## Start

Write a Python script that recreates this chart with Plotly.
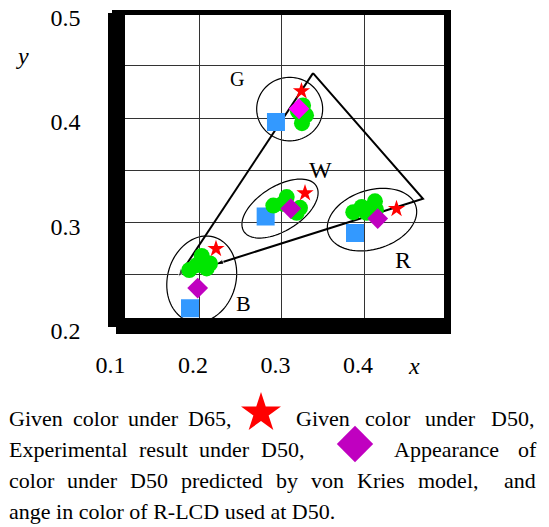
import numpy as np
import plotly.graph_objects as go

# page: the browser adds an 8px body margin, so the figure is placed at (8, 8)
PAGE_W, PAGE_H = 549, 527
OFF = 8
FW, FH = PAGE_W - OFF, PAGE_H - OFF

# ---------------- data (CIE 1931 x, y chromaticity) ----------------
groups = ["G", "W", "R", "B"]

# Given color under D65 (blue squares)
d65_x = [0.2933, 0.2808, 0.3891, 0.1891]
d65_y = [0.3963, 0.3058, 0.2898, 0.2178]

# Given color under D50 (red stars)
d50_x = [0.3242, 0.3285, 0.4394, 0.2206]
d50_y = [0.4258, 0.3281, 0.3131, 0.2748]

# Appearance predicted by von Kries model (diamonds)
vk_x = [0.3212, 0.3112, 0.4166, 0.1984]
vk_y = [0.4089, 0.3133, 0.3037, 0.2372]
vk_color = ["#ff00ff", "#c000c0", "#c000c0", "#c000c0"]

# Experimental results under D50 (green circles)
exp_x = [0.3261, 0.3297, 0.3248, 0.3200,
         0.2901, 0.3063, 0.3015, 0.3184, 0.3224,
         0.3870, 0.3972, 0.4133, 0.4145, 0.4033,
         0.1882, 0.1972, 0.2033, 0.2133, 0.2093]
exp_y = [0.4120, 0.4026, 0.3951, 0.4064,
         0.3162, 0.3243, 0.3180, 0.3093, 0.3140,
         0.3099, 0.3149, 0.3202, 0.3124, 0.3093,
         0.2544, 0.2591, 0.2680, 0.2607, 0.2560]

# Color range of the R-LCD at D50 (ellipses): centre and two conjugate semi-axes
ell_cx = [0.3099, 0.2982, 0.4097, 0.2033]
ell_cy = [0.4086, 0.3133, 0.3027, 0.2457]
ell_ux = [0.0400, 0.0437, 0.0530, 0.0140]
ell_uy = [0.0000, 0.0220, 0.0134, 0.0405]
ell_vx = [0.0000, -0.0149, -0.0112, -0.0400]
ell_vy = [0.0304, 0.0177, 0.0268, 0.0083]

# Gamut triangle (drawn with arrows)
tri_x = [0.3382, 0.4715, 0.2194]
tri_y = [0.4430, 0.3227, 0.2598]
arr_x = [0.3382, 0.1745]
arr_y = [0.4430, 0.2476]

# Group label positions
lab_x = [0.2464, 0.3467, 0.4476, 0.2537]
lab_y = [0.4371, 0.3500, 0.2638, 0.2222]
lab_size = [20, 24, 24, 22]

x_ticks = [0.1, 0.2, 0.3, 0.4]
y_ticks = [0.2, 0.3, 0.4, 0.5]
y_minor = [0.25, 0.35, 0.45]

# caption: (line centre px, [(words, left px, right px), ...])  justified segments
caption = [
    (418, [("Given color under D65,", 8, 230), ("Given color under D50,", 295, 533)]),
    (449, [("Experimental result under D50,", 8, 303), ("Appearance of", 393, 535)]),
    (480, [("color under D50 predicted by von Kries model,  and", 8, 535)]),
    (511, [("ange in color of R-LCD used at D50.", 8, None)]),
]

FONT = "Liberation Serif"
CAP = 22

# Times / Liberation Serif advance widths (em/1000) used to justify the caption words
TW = dict(zip("abcdefghijklmnopqrstuvwxyz",
              [444, 500, 444, 500, 444, 333, 500, 500, 278, 278, 500, 278, 778, 500,
               500, 500, 500, 333, 389, 278, 500, 500, 722, 500, 500, 444]))
TW.update({"A": 722, "D": 722, "E": 611, "G": 722, "K": 722, "L": 611, "C": 667,
           "R": 667, ",": 250, ".": 250, "-": 333, " ": 250})
TW.update({d: 500 for d in "0123456789"})


def text_w(s, size):
    return sum(TW.get(c, 500) for c in s) * size / 1000.0


def px(xp):
    return (xp - OFF) / FW


def py(yp):
    return 1 - (yp - OFF) / FH


# ---------------- figure ----------------
fig = go.Figure()

# gamut triangle lines with arrowheads
fig.add_trace(go.Scatter(
    x=tri_x, y=tri_y, mode="lines+markers",
    line=dict(color="black", width=2),
    marker=dict(symbol="arrow", size=[0, 0, 9], angleref="previous", color="black"),
    hoverinfo="skip", showlegend=False))
fig.add_trace(go.Scatter(
    x=arr_x, y=arr_y, mode="lines+markers",
    line=dict(color="black", width=2),
    marker=dict(symbol="arrow", size=[0, 9], angleref="previous", color="black"),
    hoverinfo="skip", showlegend=False))

fig.add_trace(go.Scatter(
    x=d65_x, y=d65_y, mode="markers", name="Given color under D65",
    marker=dict(symbol="square", size=18, color="#3399ff", line=dict(width=0)),
    showlegend=False))
fig.add_trace(go.Scatter(
    x=exp_x, y=exp_y, mode="markers", name="Experimental result under D50",
    marker=dict(symbol="circle", size=16, color="#00e600", line=dict(width=0)),
    showlegend=False))
fig.add_trace(go.Scatter(
    x=vk_x, y=vk_y, mode="markers", name="von Kries",
    marker=dict(symbol="diamond", size=16, color=vk_color, line=dict(width=0)),
    showlegend=False))
fig.add_trace(go.Scatter(
    x=d50_x, y=d50_y, mode="markers", name="Given color under D50",
    marker=dict(symbol="star", size=13, color="#ff0000", line=dict(width=0)),
    showlegend=False))

# ellipses
t = np.linspace(0, 2 * np.pi, 91)
shapes = []
for cx, cy, ux, uy, vx, vy in zip(ell_cx, ell_cy, ell_ux, ell_uy, ell_vx, ell_vy):
    ex = cx + ux * np.cos(t) + vx * np.sin(t)
    ey = cy + uy * np.cos(t) + vy * np.sin(t)
    path = "M " + " L ".join(f"{a:.5f},{b:.5f}" for a, b in zip(ex, ey)) + " Z"
    shapes.append(dict(type="path", path=path, xref="x", yref="y",
                       line=dict(color="black", width=1.2), layer="below"))

# heavy frame (page pixel positions -> paper)
for x0, x1, y0, y1 in [(112, 451, 10, 15), (444, 451, 10, 333),
                       (108, 125, 13, 327), (116, 451, 318, 334)]:
    shapes.append(dict(type="rect", xref="paper", yref="paper",
                       x0=px(x0), x1=px(x1), y0=py(y1), y1=py(y0),
                       fillcolor="black", line=dict(width=0), layer="above"))

annotations = []
for g, lx, ly, ls in zip(groups, lab_x, lab_y, lab_size):
    annotations.append(dict(x=lx, y=ly, xref="x", yref="y", text=g, showarrow=False,
                            xanchor="center", yanchor="middle",
                            font=dict(family=FONT, size=ls, color="black")))

# axis names
annotations.append(dict(x=px(22), y=py(56), xref="paper", yref="paper", text="<i>y</i>",
                        xanchor="center", yanchor="middle",
                        showarrow=False, font=dict(family=FONT, size=24, color="black")))
annotations.append(dict(x=px(414), y=py(366), xref="paper", yref="paper", text="<i>x</i>",
                        xanchor="center", yanchor="middle",
                        showarrow=False, font=dict(family=FONT, size=24, color="black")))

# caption words, justified within each segment
for yc, segs in caption:
    for seg, x0, x1 in segs:
        if x1 is None:
            placed = [(seg, x0)]
        else:
            words = seg.split(" ")
            widths = [text_w(w, CAP) for w in words]
            gap = (x1 - x0 - sum(widths)) / max(len(words) - 1, 1)
            placed, cur = [], x0
            for w, wd in zip(words, widths):
                if w:
                    placed.append((w, cur))
                    cur += wd
                cur += gap
        for w, xl in placed:
            annotations.append(dict(x=px(xl), y=py(yc), xref="paper", yref="paper",
                                    xanchor="left", yanchor="middle", text=w,
                                    showarrow=False, borderpad=0,
                                    font=dict(family=FONT, size=CAP, color="black")))

# caption symbols on an auxiliary page-pixel axis
fig.add_trace(go.Scatter(x=[261], y=[413], xaxis="x2", yaxis="y2", mode="markers",
                         marker=dict(symbol="star", size=30, color="#ff0000"),
                         showlegend=False, hoverinfo="skip"))
fig.add_trace(go.Scatter(x=[355], y=[444], xaxis="x2", yaxis="y2", mode="markers",
                         marker=dict(symbol="diamond", size=28, color="#c000c0"),
                         showlegend=False, hoverinfo="skip"))

# pixel extents of the axis ranges on the page
x_pix = (116.5, 446.5)     # x = 0.1 .. 0.5
y_pix = (327.0, 13.5)      # y = 0.2 .. 0.5

fig.update_layout(
    width=FW, height=FH, autosize=False,
    margin=dict(l=0, r=0, t=0, b=0, autoexpand=False),
    paper_bgcolor="white", plot_bgcolor="rgba(0,0,0,0)",
    showlegend=False,
    shapes=shapes, annotations=annotations,
    xaxis=dict(domain=[px(x_pix[0]), px(x_pix[1])], range=[0.1, 0.5],
               tickvals=x_ticks, ticktext=[f"{v:.1f}" for v in x_ticks],
               showgrid=True, gridcolor="#333333", gridwidth=1,
               zeroline=False, showline=False, ticks="", automargin=False,
               tickfont=dict(family=FONT, size=24, color="black"),
               ticklabeloverflow="allow",
               ticklabelshift=-6, ticklabelstandoff=21, fixedrange=True),
    yaxis=dict(domain=[py(y_pix[0]), py(y_pix[1])], range=[0.1999, 0.5001],
               tickvals=y_ticks, ticktext=[f"{v:.1f}" for v in y_ticks],
               showgrid=True, gridcolor="#333333", gridwidth=1,
               minor=dict(tickvals=y_minor, showgrid=True, gridcolor="#333333", gridwidth=1),
               zeroline=False, showline=False, ticks="", automargin=False,
               tickfont=dict(family=FONT, size=24, color="black"),
               ticklabeloverflow="allow",
               ticklabelshift=4, ticklabelstandoff=35, fixedrange=True),
    xaxis2=dict(domain=[0, 1], range=[OFF, PAGE_W], anchor="y2", visible=False,
                fixedrange=True),
    yaxis2=dict(domain=[0, 1], range=[PAGE_H, OFF], anchor="x2", visible=False,
                fixedrange=True),
)

fig.write_html("out.html")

## End

Given task: Could the lines from the top of the material through the line with "ell_vy = [0.0304, 0.0177, 0.0268, 0.0083]" be repeated exactly, pictures left out?

Full answer:
Write a Python script that recreates this chart with Plotly.
import numpy as np
import plotly.graph_objects as go

# page: the browser adds an 8px body margin, so the figure is placed at (8, 8)
PAGE_W, PAGE_H = 549, 527
OFF = 8
FW, FH = PAGE_W - OFF, PAGE_H - OFF

# ---------------- data (CIE 1931 x, y chromaticity) ----------------
groups = ["G", "W", "R", "B"]

# Given color under D65 (blue squares)
d65_x = [0.2933, 0.2808, 0.3891, 0.1891]
d65_y = [0.3963, 0.3058, 0.2898, 0.2178]

# Given color under D50 (red stars)
d50_x = [0.3242, 0.3285, 0.4394, 0.2206]
d50_y = [0.4258, 0.3281, 0.3131, 0.2748]

# Appearance predicted by von Kries model (diamonds)
vk_x = [0.3212, 0.3112, 0.4166, 0.1984]
vk_y = [0.4089, 0.3133, 0.3037, 0.2372]
vk_color = ["#ff00ff", "#c000c0", "#c000c0", "#c000c0"]

# Experimental results under D50 (green circles)
exp_x = [0.3261, 0.3297, 0.3248, 0.3200,
         0.2901, 0.3063, 0.3015, 0.3184, 0.3224,
         0.3870, 0.3972, 0.4133, 0.4145, 0.4033,
         0.1882, 0.1972, 0.2033, 0.2133, 0.2093]
exp_y = [0.4120, 0.4026, 0.3951, 0.4064,
         0.3162, 0.3243, 0.3180, 0.3093, 0.3140,
         0.3099, 0.3149, 0.3202, 0.3124, 0.3093,
         0.2544, 0.2591, 0.2680, 0.2607, 0.2560]

# Color range of the R-LCD at D50 (ellipses): centre and two conjugate semi-axes
ell_cx = [0.3099, 0.2982, 0.4097, 0.2033]
ell_cy = [0.4086, 0.3133, 0.3027, 0.2457]
ell_ux = [0.0400, 0.0437, 0.0530, 0.0140]
ell_uy = [0.0000, 0.0220, 0.0134, 0.0405]
ell_vx = [0.0000, -0.0149, -0.0112, -0.0400]
ell_vy = [0.0304, 0.0177, 0.0268, 0.0083]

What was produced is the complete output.